Obtaining the Execution Plan
First, you need to know how to make the database show its intended way of executing your SQL statement. Commands vary slightly across different database management systems:
- MySQL: Add EXPLAIN or EXPLAIN FORMAT=JSON before the SQL statement. For example: EXPLAIN SELECT * FROM users WHERE name = 'Alice';
- PostgreSQL: Use EXPLAIN or EXPLAIN (ANALYZE, BUFFERS). ANALYZE will actually execute the statement and show real runtime, while BUFFERS displays cache usage.
- Oracle: Use EXPLAIN PLAN FOR, then query the PLAN_TABLE.
  The crucial first step is to obtain the execution plan, which is your window into the database's "thought process."
Understanding Key Metrics
Execution plans are usually displayed as a table or tree structure with many columns.
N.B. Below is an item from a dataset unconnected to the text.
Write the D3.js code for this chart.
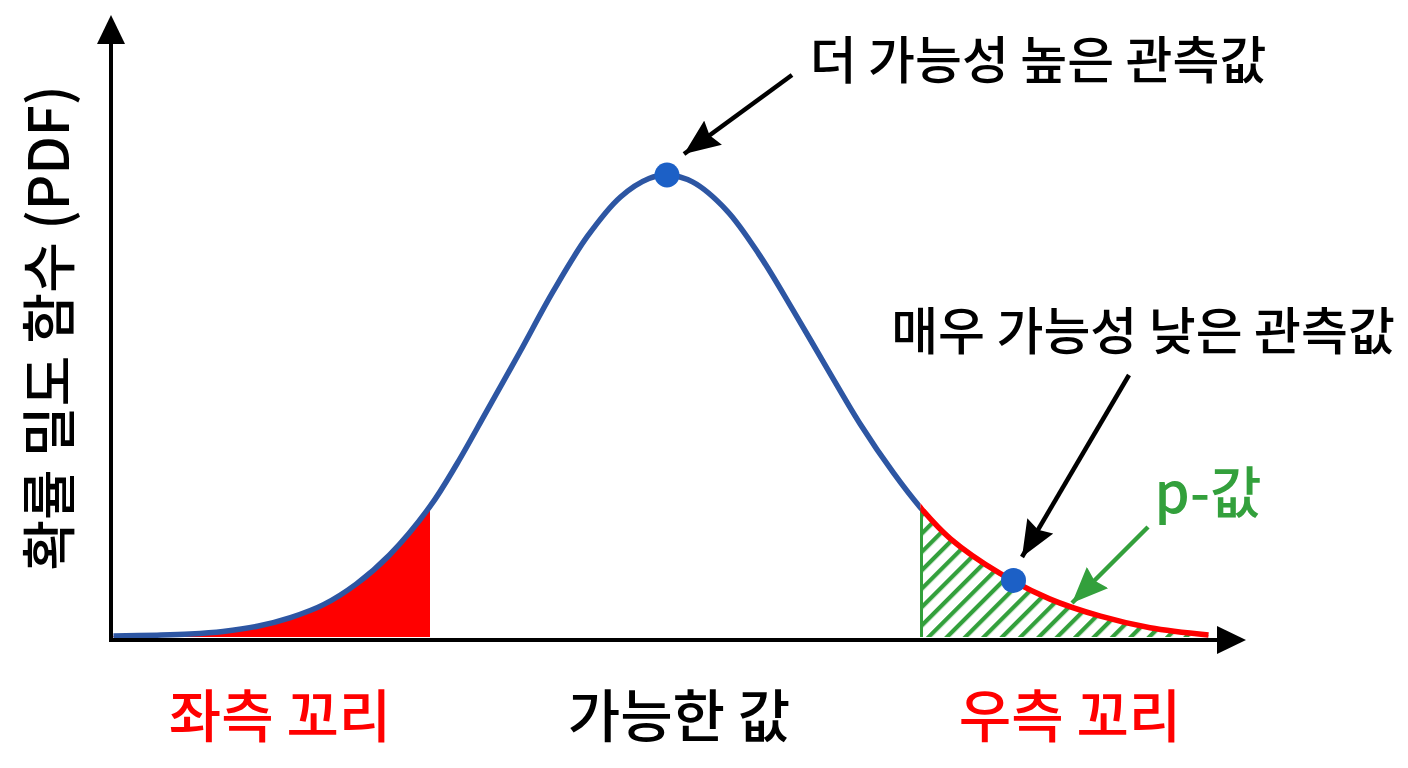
<!DOCTYPE html>
<html>
<head>
<meta charset="utf-8">
<script src="https://cdn.jsdelivr.net/npm/d3@7/dist/d3.min.js"></script>
<style>
  html, body { margin: 0; padding: 0; background: #fff; }
  svg { display: block; }
  text { font-family: "Noto Sans CJK KR", "Noto Sans", sans-serif; }
</style>
</head>
<body>
<svg id="chart" width="1408" height="768"></svg>
<script>
// ---- Data ----
const curveX = [-3.69, -3.40, -3.18, -2.96, -2.73, -2.51, -2.29, -2.07, -1.85, -1.58,
                -1.40, -1.20, -0.98, -0.76, -0.53, -0.31, -0.12, 0.00, 0.17, 0.40,
                0.62, 0.84, 1.07, 1.29, 1.51, 1.69, 1.89, 2.22, 2.55, 2.89, 3.22, 3.61];
const curveDensity = [0.0009, 0.0016, 0.0026, 0.0048, 0.0093, 0.0168, 0.028, 0.046, 0.071, 0.113,
                      0.150, 0.196, 0.247, 0.299, 0.347, 0.381, 0.397, 0.400, 0.394, 0.369,
                      0.330, 0.283, 0.232, 0.184, 0.142, 0.112, 0.085, 0.055, 0.033, 0.018, 0.008, 0.0017];
const leftCutoff = -1.58;
const rightCutoff = 1.69;
const pointX = [0.00, 2.31];
const pointDensity = [0.400, 0.049];
const labels = {
  yAxis: "확률 밀도 함수 (PDF)",
  xAxis: "가능한 값",
  leftTail: "좌측 꼬리",
  rightTail: "우측 꼬리",
  likely: "더 가능성 높은 관측값",
  unlikely: "매우 가능성 낮은 관측값",
  pValue: "p-값"
};

// ---- Setup ----
const svg = d3.select("#chart");
const x = d3.scaleLinear().domain([-4, 4]).range([67, 1267]);
const y = d3.scaleLinear().domain([0, 0.4]).range([637, 175]);
const data = curveX.map((v, i) => ({x: v, d: curveDensity[i]}));

const BLUE = "#2d56a3", RED = "#ff0000", GREEN = "#33a03c", DOT = "#1c60c6";
const axisY = 640, axisX0 = 111;

const defs = svg.append("defs");
const pat = defs.append("pattern")
  .attr("id", "hatch").attr("patternUnits", "userSpaceOnUse")
  .attr("width", 13).attr("height", 13)
  .attr("patternTransform", "rotate(45)");
pat.append("line").attr("x1", 2).attr("y1", -1).attr("x2", 2).attr("y2", 14)
  .attr("stroke", GREEN).attr("stroke-width", 4.5);

defs.append("clipPath").attr("id", "clipLeft").append("rect")
  .attr("x", 0).attr("y", 0).attr("width", x(leftCutoff)).attr("height", 768);
defs.append("clipPath").attr("id", "clipRight").append("rect")
  .attr("x", x(rightCutoff)).attr("y", 0).attr("width", 1408 - x(rightCutoff)).attr("height", 768);
defs.append("clipPath").attr("id", "clipMain").append("rect")
  .attr("x", 0).attr("y", 0).attr("width", x(rightCutoff)).attr("height", 768);

function arrowMarker(id, color, w, h) {
  const m = defs.append("marker").attr("id", id)
    .attr("viewBox", `0 0 ${w} ${h}`).attr("refX", w).attr("refY", h / 2)
    .attr("markerWidth", w).attr("markerHeight", h)
    .attr("markerUnits", "userSpaceOnUse").attr("orient", "auto");
  m.append("path").attr("d", `M0,0 L${w},${h/2} L0,${h} L${w*0.12},${h/2} Z`).attr("fill", color);
}
arrowMarker("arrBlack", "#000", 36, 30);
arrowMarker("arrGreen", GREEN, 36, 30);

const curve = d3.curveCatmullRom.alpha(0.5);
const area = d3.area().x(p => x(p.x)).y0(y(0)).y1(p => y(p.d)).curve(curve);
const line = d3.line().x(p => x(p.x)).y(p => y(p.d)).curve(curve);

// left tail fill
svg.append("path").datum(data).attr("d", area)
  .attr("fill", RED).attr("clip-path", "url(#clipLeft)");
// right tail hatch
svg.append("path").datum(data).attr("d", area)
  .attr("fill", "url(#hatch)").attr("clip-path", "url(#clipRight)");
// vertical green edge at right cutoff
svg.append("line")
  .attr("x1", x(rightCutoff) + 1).attr("x2", x(rightCutoff) + 1)
  .attr("y1", y(0)).attr("y2", y(curveDensity[curveX.indexOf(rightCutoff)]))
  .attr("stroke", GREEN).attr("stroke-width", 3);

// curve lines
svg.append("path").datum(data).attr("d", line)
  .attr("fill", "none").attr("stroke", BLUE).attr("stroke-width", 5.5)
  .attr("clip-path", "url(#clipMain)");
svg.append("path").datum(data).attr("d", line)
  .attr("fill", "none").attr("stroke", RED).attr("stroke-width", 5.5)
  .attr("clip-path", "url(#clipRight)");

// axes
const axY = svg.append("g");
axY.append("line").attr("x1", axisX0).attr("x2", axisX0).attr("y1", axisY + 2).attr("y2", 40)
  .attr("stroke", "#000").attr("stroke-width", 4);
axY.append("path").attr("d", `M${axisX0},15 L${axisX0 + 14},44 L${axisX0 - 14},44 Z`).attr("fill", "#000");
const axX = svg.append("g");
axX.append("line").attr("x1", axisX0 - 2).attr("x2", 1222).attr("y1", axisY).attr("y2", axisY)
  .attr("stroke", "#000").attr("stroke-width", 4);
axX.append("path").attr("d", `M1246,${axisY} L1217,${axisY - 14} L1217,${axisY + 14} Z`).attr("fill", "#000");

// points
svg.selectAll("circle.pt").data(pointX.map((v, i) => ({x: v, d: pointDensity[i]})))
  .enter().append("circle").attr("class", "pt")
  .attr("cx", p => x(p.x)).attr("cy", p => y(p.d)).attr("r", 12.5)
  .attr("fill", DOT);

// annotation arrows
svg.append("line").attr("x1", 792).attr("y1", 75).attr("x2", 684).attr("y2", 154)
  .attr("stroke", "#000").attr("stroke-width", 4.5).attr("marker-end", "url(#arrBlack)");
svg.append("line").attr("x1", 1129).attr("y1", 375).attr("x2", 1022).attr("y2", 557)
  .attr("stroke", "#000").attr("stroke-width", 4.5).attr("marker-end", "url(#arrBlack)");
svg.append("line").attr("x1", 1148).attr("y1", 527).attr("x2", 1072).attr("y2", 603)
  .attr("stroke", GREEN).attr("stroke-width", 4.5).attr("marker-end", "url(#arrGreen)");

// texts
function txt(s, cx, cy, color, size, rot) {
  const t = svg.append("text").text(s)
    .attr("x", cx).attr("y", cy)
    .attr("text-anchor", "middle").attr("dominant-baseline", "central")
    .attr("fill", color).attr("font-size", size).attr("font-weight", 500);
  if (rot) t.attr("transform", `rotate(${rot},${cx},${cy})`);
  return t;
}
txt(labels.likely, 1038, 57, "#000", 51);
txt(labels.unlikely, 1143, 328, "#000", 51);
txt(labels.pValue, 1208, 488, GREEN, 56);
txt(labels.leftTail, 280, 712, RED, 57);
txt(labels.xAxis, 679, 712, "#000", 57);
txt(labels.rightTail, 1070, 712, RED, 57);
txt(labels.yAxis, 45, 328, "#000", 55, -90);
</script>
</body>
</html>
You need to focus on the following key metrics:
- Access Type (Type/Access Type): This describes how the database looks up data in a table. Common types from most to least efficient are:
  - system / const: Looking up a single row via primary key or unique index, fastest.
  - eq_ref: In join queries, using primary key or unique index for association.
  - ref: Using a non-unique index for lookup.
  - range: Using an index for range scans (e.g., BETWEEN, IN, >).
  - index: Full index scan (traversing the entire index tree).
  - ALL: Full table scan (scanning all rows in the table), least efficient, must be avoided for large datasets.
- Possible Keys: Which indexes the optimizer considers potentially usable.
- Key (Actual Key Used): Which index the optimizer finally chooses. If this is NULL, no index is used.
- Rows: The estimated number of rows the database needs to scan to return the result. Lower is better.
- Extra Information (Extra): Contains very important details, such as:
  - Using where: After retrieving data at the storage engine level, further filtering is needed at the Server layer. If the Rows value is large, efficiency is low.
  - Using index: All data required by the query can be obtained from the index ("covering index"), eliminating the need to look up the data rows ("table lookup"), which is highly efficient.
  - Using temporary: Requires creating a temporary table to handle the query (e.g., GROUP BY, ORDER BY on non-indexed columns), often needs optimization.
  - Using filesort: Cannot use an index to complete sorting, requires sorting in memory or on disk, which is less efficient.
Analyzing the Execution Plan: A Step-by-Step Example
Suppose we have an orders table with fields id (primary key), user_id, product_id, amount, created_at, and an index on user_id.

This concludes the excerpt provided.